The most intriguing development in cloud service architectures in the past several months to me (beyond the continuing innovations in the OpenStack cloud management suite) is introduction of the Intercloud vision. Remarkably elegant, Intercloud has the potential to create an open and highly elastic environment for cloud-based applications and services. Among the cloud service delivery platforms I have explored, none has the potential for enabling the versatility of offerings and the reach of federation across an open fabric that the Intercloud envisions. In the way that the Internet is a network of networks, the Intercloud has the potential to become a cloud of many clouds, at global scale.

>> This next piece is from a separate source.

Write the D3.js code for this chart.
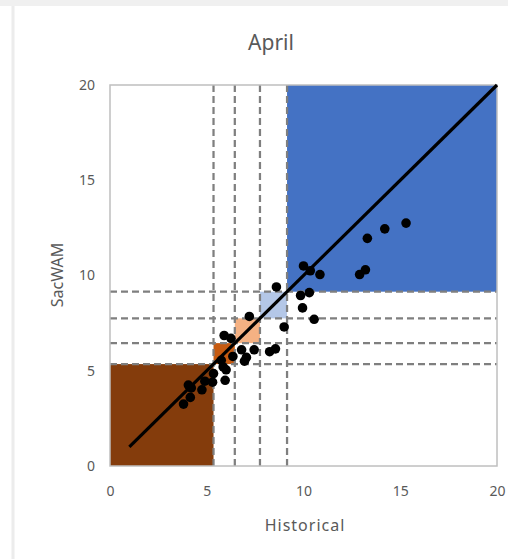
<!DOCTYPE html>
<meta charset="utf-8">
<style>
body { margin: 0; background: #fff; }
text { font-family: "Noto Sans", "Open Sans", sans-serif; fill: #595959; }
.tick text { font-size: 14px; }
</style>
<svg width="508" height="559"></svg>
<script src="https://d3js.org/d3.v7.min.js"></script>
<script>

// values
var thresholds = [5.35, 6.45, 7.75, 9.15];
var bandColors = ["#843c0c", "#c55a11", "#f4b183", "#b4c7e7", "#4472c4"];
var ticks = [0, 5, 10, 15, 20];

var historical = [15.3, 14.2, 13.3, 13.2, 12.9, 10.0, 10.35, 10.85, 10.3, 9.85, 9.95, 10.55,
  9.0, 8.6, 7.2, 5.9, 6.25, 7.45, 8.25, 8.55, 7.05, 6.8, 6.95, 5.75, 5.85, 5.95,
  5.35, 4.9, 4.75, 4.2, 4.05, 4.15, 3.8, 6.35, 6.0, 5.3];
var sacwam = [12.75, 12.45, 11.95, 10.3, 10.05, 10.5, 10.25, 10.05, 9.1, 8.95, 8.3, 7.7,
  7.3, 9.4, 7.85, 6.85, 6.7, 6.1, 6.0, 6.15, 5.7, 6.1, 5.5, 5.55, 5.2, 4.5,
  4.85, 4.45, 4.0, 4.1, 4.25, 3.6, 3.25, 5.75, 5.05, 4.4];
var oneToOne = [1, 20];

var svg = d3.select("svg");

// chart frame
svg.append("rect").attr("x", 0).attr("y", 0).attr("width", 508).attr("height", 6).attr("fill", "#f0f0f0");
svg.append("line").attr("x1", 13).attr("x2", 13).attr("y1", 6).attr("y2", 559)
    .attr("stroke", "#ececec").attr("stroke-width", 3);

var x = d3.scaleLinear().domain([0, 20]).range([110, 497]);
var y = d3.scaleLinear().domain([0, 20]).range([466, 85]);

// coloured squares along the diagonal
var edges = [0].concat(thresholds).concat([20]);
var bands = d3.range(bandColors.length).map(function(i) {
  return { lo: edges[i], hi: edges[i + 1], color: bandColors[i] };
});

svg.append("g").selectAll("rect")
  .data(bands)
  .enter().append("rect")
    .attr("x", function(d) { return x(d.lo); })
    .attr("y", function(d) { return y(d.hi); })
    .attr("width", function(d) { return x(d.hi) - x(d.lo); })
    .attr("height", function(d) { return y(d.lo) - y(d.hi); })
    .attr("fill", function(d) { return d.color; });

// threshold lines
var dash = svg.append("g")
    .attr("stroke", "#7f7f7f")
    .attr("stroke-width", 2.25)
    .attr("stroke-dasharray", "7,4");

dash.selectAll(".v").data(thresholds).enter().append("line")
    .attr("x1", function(d) { return x(d); })
    .attr("x2", function(d) { return x(d); })
    .attr("y1", y(0)).attr("y2", y(20));

dash.selectAll(".h").data(thresholds).enter().append("line")
    .attr("y1", function(d) { return y(d); })
    .attr("y2", function(d) { return y(d); })
    .attr("x1", x(0)).attr("x2", x(20));

// plot border
svg.append("rect")
    .attr("x", x(0)).attr("y", y(20))
    .attr("width", x(20) - x(0)).attr("height", y(0) - y(20))
    .attr("fill", "none").attr("stroke", "#bfbfbf").attr("stroke-width", 1.5);

// axes
svg.append("g")
    .attr("transform", "translate(0," + y(0) + ")")
    .call(d3.axisBottom(x).tickValues(ticks).tickSize(0).tickPadding(20));
svg.append("g")
    .attr("transform", "translate(" + x(0) + ",0)")
    .call(d3.axisLeft(y).tickValues(ticks).tickSize(0).tickPadding(15));
svg.selectAll(".domain").remove();

// 1:1 line
svg.append("line")
    .attr("x1", x(oneToOne[0])).attr("y1", y(oneToOne[0]))
    .attr("x2", x(oneToOne[1])).attr("y2", y(oneToOne[1]))
    .attr("stroke", "#000").attr("stroke-width", 3.2);

// points
svg.append("g").selectAll("circle")
  .data(historical)
  .enter().append("circle")
    .attr("cx", function(d) { return x(d); })
    .attr("cy", function(d, i) { return y(sacwam[i]); })
    .attr("r", 4.8)
    .attr("fill", "#000");

// titles
svg.append("text")
    .attr("x", 271).attr("y", 50)
    .attr("text-anchor", "middle")
    .style("font-size", "21px")
    .text("April");

svg.append("text")
    .attr("x", 305).attr("y", 531)
    .attr("text-anchor", "middle")
    .style("font-size", "16px")
    .style("letter-spacing", "1px")
    .text("Historical");

svg.append("text")
    .attr("transform", "translate(63,275) rotate(-90)")
    .attr("text-anchor", "middle")
    .style("font-size", "16px")
    .text("SacWAM");

</script>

At its basic level the Intercloud enables businesses to build hybrid cloud solutions in a variety of scenarios. These range from enterprises and operators using the Intercloud hybrid solution itself to enterprises accessing other providers such as Amazon, Google or Microsoft via gateways to their environments included in the Intercloud solution. Beyond the hybrid cloud deployments, Intercloud enables cloud providers to extend their own service offerings in efficient, innovative ways. For example if an operator wants to increase its capacity, reach more locations or add additional services to its catalogue without making the full investment themselves, Intercloud can be used to extend the operator’s offerings on a white label basis for the operator’s own brand, or as a Cisco branded extension to the operator’s catalogue for applications the operator may want to add (such as hosted collaboration). Early adopter Telstra envisions just these kinds of use cases in expanding its services into Asian and more distant markets, and into incremental application areas.
Beyond these uses, the most inspiring aspect of the Intercloud platform to me is its potential for growing into a highly elastic cloud of clouds at remarkable scale. Beyond providing IaaS and SaaS in any geography in which the operator can arrive at favorable commercial terms (via federation and branding agreements) imagine what the Intercloud could enable for developers looking for global reach for applications in the Internet of Everything, or for other applications that have meaningful potential in distant global markets. The Intercloud has the potential to reduce or eliminate barriers to entry for service innovations and delivery in many markets, enabling participants to complete on a more open, level and scalable playing field than has been present to date in other cloud service delivery environments. Its inherently federated and API-driven architecture for cloud interconnections reflects the same openness that has made the Internet the global force for innovation that it is, leveraging mechanisms such as BGP and HTTP to accomplish its results. Is the Intercloud the platform that will finally allow any operator or developer to compete at scale with organizations previously considered to have unconquerable advantages in service and application delivery (OTT and ‘web scale’ providers)?
Time will tell. But for now the chance to start realizing the opportunities has begun to materialize, and proof points of the mechanisms for enabling them have been brought into public domain by the early ecosystem partners in the Intercloud solution who are testing their viability. Kudos to Cisco and its partners developing the vision and pursuing the potential of cloud-based services at such an eye-popping scale.